When I think back I recall it as a simpler time bouncing on that long vinyl bench seat with no seat-belt to restrain me. But when I really examine the moment it was simpler because the choices were simpler or a better way of phrasing it, fewer. Think about it, when my wife sends me to the grocery store to buy something as simple as salsa I am overwhelmed with selection. The complication isn’t in the product, it’s just freaking salsa; the complication is in the assortment. I freeze, I text asking for help sending pictures of jar labels requesting guidance. How different can 200 varieties really be (I now know not to buy the brand with the skull and cross-bones on the label no matter how cool it looks).
Just as I was on the edge of the service station era I was also on the edge of the milkman, egg and butter man and Wise Potato Chip man eras. I vaguely remember the insulated steel box on our front porch for milk but not much more. I recall going with my mother to the bakery, and to the butcher all things we do now under one 50,000 square foot roof.

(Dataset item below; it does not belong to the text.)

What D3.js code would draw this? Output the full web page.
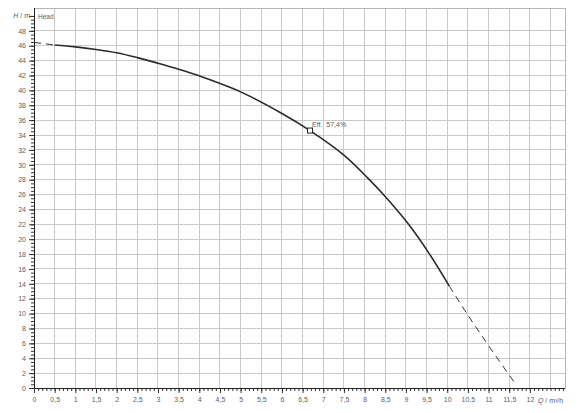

It was a simpler time, sure we can remember it that way. But it was simpler because we perceive it now as being less complicated. What I deem complicated today, salsa for instants, is normal for my children. They love the idea of choices, new things, and funky labels. It’s easy for them to navigate. It’s the way they are wired. But just as it has for me, those wires will unravel when they have kids and they too will long for their simpler days. I can only imagine what the future holds for my grandchildren. MORE FREAKING SALSA!